Information bias is any systematic difference from the truth that arises in the collection, recall, recording and handling of information in a study, including how missing data is dealt with.

Major types of information bias are misclassification bias, observer bias, recall bias and reporting bias. It is a probable bias within observational studies, particularly in those with retrospective designs, but can also affect experimental studies.

Example

Chang et al 2010 investigated information bias in the self-reporting of personal computer use within a study looking at computer use and musculoskeletal symptoms.

Over a period of 3 weeks, young adults reported the duration of computer use each day, as well as musculoskeletal symptoms. Usage-monitor software installed onto participant’s computers provided the reference measure. Comparing the self-reported with the reference data on the computer, the correlation varied widely with Spearman’s coefficients from -0.22 to 0.8.

For reference-estimated usage of <3.6 hours/day, self-reports tended to overestimate the duration of computer use. Conversely, for reference-assessed computer use of more than 3.6 hours/day, self-reports tended to underestimate the duration of computer use. Illustrating e that information bias can operate in more than one direction even within a study group.

Impact

All types of study can be subject to information bias. Observational studies may be at greater risk, particularly those relying on self-reports and retrospective data collection.  Although randomisation in intervention studies reduces the risk of bias and confounding, it can not entirely eradicate these (Shahar & Shahar 2009).

Missing data can be a major cause of information bias, where certain groups of people are more likely to have missing data. An example where differential recording may occur is in smoking data within medical records.  Overall, smoking status is quite well recorded in primary care records, those with no record of smoking status are more likely to be ex-smokers or non-smokers than current smokers. Marston et al, 2014 ).  showed the overestimate might be as much as 8% for smoking status. Those who quit smoking at a young age or a long time ago were more likely to misclassified as non-smokers.

Non-differential (random) misclassification of measures (where errors in measurements occur equally in all comparison groups) will tend to lead to an underestimation of effect.  Differential information bias (where there are different levels of inaccuracy between comparison groups) could work in either direction, resulting in an overestimate or underestimate of the true effect (Kesmodel, 2018). The bias was more likely when the exposure is dichotomized.

Preventive steps

Strategies to avoid information bias include choosing an appropriate study design, following well-designed protocols for data collection and handling, and the appropriate definition of exposures and outcomes.

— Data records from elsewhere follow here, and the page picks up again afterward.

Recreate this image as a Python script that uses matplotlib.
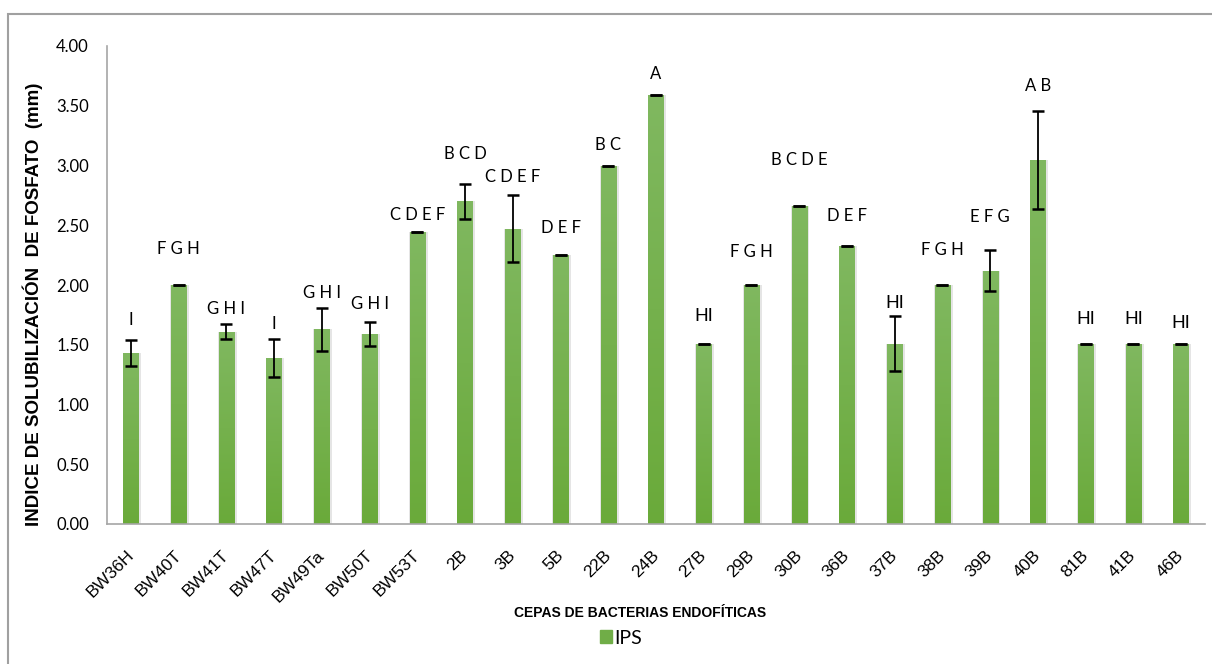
import matplotlib
matplotlib.use("Agg")
import matplotlib.pyplot as plt
import matplotlib.transforms as mtransforms
import numpy as np
from matplotlib.colors import LinearSegmentedColormap
from matplotlib.patches import Rectangle

strains = ["BW36H", "BW40T", "BW41T", "BW47T", "BW49Ta", "BW50T", "BW53T", "2B", "3B", "5B",
           "22B", "24B", "27B", "29B", "30B", "36B", "37B", "38B", "39B", "40B", "81B", "41B", "46B"]
ips = [1.43, 2.00, 1.61, 1.39, 1.63, 1.59, 2.44, 2.70, 2.47, 2.25,
       3.00, 3.59, 1.51, 2.00, 2.66, 2.33, 1.51, 2.00, 2.12, 3.05, 1.51, 1.51, 1.51]
ips_err = [0.11, 0.0, 0.065, 0.16, 0.18, 0.10, 0.0, 0.145, 0.28, 0.0,
           0.0, 0.0, 0.0, 0.0, 0.0, 0.0, 0.23, 0.0, 0.17, 0.41, 0.0, 0.0, 0.0]
groups = ["I", "F G H", "G H I", "I", "G H I", "G H I", "C D E F", "B C D", "C D E F", "D E F",
          "B C", "A", "HI", "F G H", "B C D E", "D E F", "HI", "F G H", "E F G", "A B", "HI", "HI", "HI"]
yticks = [0.0, 0.5, 1.0, 1.5, 2.0, 2.5, 3.0, 3.5, 4.0]

# label gaps above bar/error top (pixels) - layout only
label_gap = [12, 28, 7, 7, 7, 10, 9, 22, 10, 19, 13, 13, 20, 25, 38, 22, 5, 27, 25, 17, 17, 17, 13]

fig = plt.figure(figsize=(12.12, 6.64), dpi=100)
ax = fig.add_axes([107/1212, 1-524/664, (1205-107)/1212, (524-46)/664])

x = np.arange(len(strains))
bw = 0.32
green = "#70AD47"

# soft shadow
ax.bar(x + 0.02, ips, width=bw + 0.07, color="#000000", alpha=0.10, zorder=1)
bars = ax.bar(x, ips, width=bw, color=green, zorder=2)

cmap = LinearSegmentedColormap.from_list("g", ["#6AAA3A", "#80B860"])
grad = np.linspace(0, 1, 256).reshape(-1, 1)
for b in bars:
    x0, w, h = b.get_x(), b.get_width(), b.get_height()
    im = ax.imshow(grad, extent=[x0, x0 + w, 0, h], origin="lower", cmap=cmap,
                   aspect="auto", zorder=3)
    im.set_clip_path(b)

ax.errorbar(x, ips, yerr=ips_err, fmt="none", ecolor="black", elinewidth=1.3,
            capsize=4, capthick=1.8, zorder=4)

for xi, v, e, g, gap in zip(x, ips, ips_err, groups, label_gap):
    fs = 13 if g == "HI" else 12
    ax.annotate(g, (xi, v + e), xytext=(0, gap), textcoords="offset pixels",
                ha="center", va="bottom", fontsize=fs, family="Lato", color="black")

ax.set_xlim(-0.5, len(strains) - 0.5)
ax.set_ylim(0, 4)
ax.set_yticks(yticks)
ax.set_yticklabels([f"{t:.2f}" for t in yticks], family="Lato", fontsize=12)
ax.set_xticks(x)
ax.set_xticklabels(strains, rotation=45, ha="right", va="top", rotation_mode="anchor",
                   family="Liberation Sans", fontsize=12.5)
ax.tick_params(axis="x", length=0, pad=17)
ax.tick_params(axis="y", length=0, pad=13)
shift = mtransforms.ScaledTranslation(-5/100, 0, fig.dpi_scale_trans)
for lbl in ax.get_xticklabels():
    lbl.set_transform(lbl.get_transform() + shift)
for s in ["top", "right"]:
    ax.spines[s].set_visible(False)
for s in ["left", "bottom"]:
    ax.spines[s].set_color("#A6A6A6")
    ax.spines[s].set_linewidth(1.2)
    ax.spines[s].set_zorder(5)

fig.text(33/1212, 1-304/664, "INDICE DE SOLUBILIZACIÓN  DE FOSFATO  (mm)", rotation=90,
         ha="center", va="center", fontsize=13.5, fontweight="bold", family="Liberation Sans")
fig.text(640/1212, 1-613/664, "CEPAS DE BACTERIAS ENDOFÍTICAS", ha="center", va="center",
         fontsize=10, fontweight="bold", family=["Liberation Sans Narrow", "Liberation Sans"])

# legend
fig.patches.append(Rectangle((600/1212, 1-643/664), 12/1212, 13/664, transform=fig.transFigure,
                             color=green))
fig.text(614/1212, 1-638/664, "IPS", ha="left", va="center", fontsize=14, family="Lato")

# outer frame
fig.patches.append(Rectangle((8/1212, -0.1), 1.2, 1 - 14/664 + 0.1, transform=fig.transFigure,
                             fill=False, edgecolor="#A0A0A0", linewidth=1.5))

fig.savefig("out.png", dpi=100)
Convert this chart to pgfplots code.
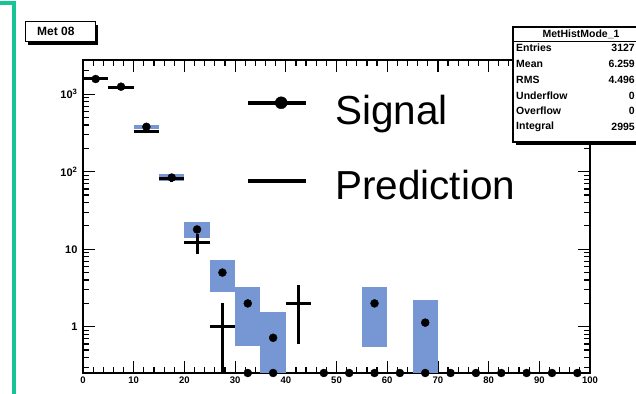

An important element to minimise information bias is to ensure that blinding of intervention status (or exposure status in observational studies) is maintained whilst outcomes are measured and recorded.  If this is not possible, then the participants and investigators should be blind to the main hypotheses of the research.

Where possible, the information should be collected prospectively, using standardised methods and devices.  Where interviewers collect data, questions should be posed neutrally.

Other techniques include utilising medical or work records to ascertain information, or to corroborate self-reported measures.

Close attention to these details should occur at the design stage, as little can be done to address incorrect data.  In the case of missing data, techniques such as multiple imputations may be possible if data is thought to be missing at random (Dziura et al 2013)  [link here to missing data bias page, once done].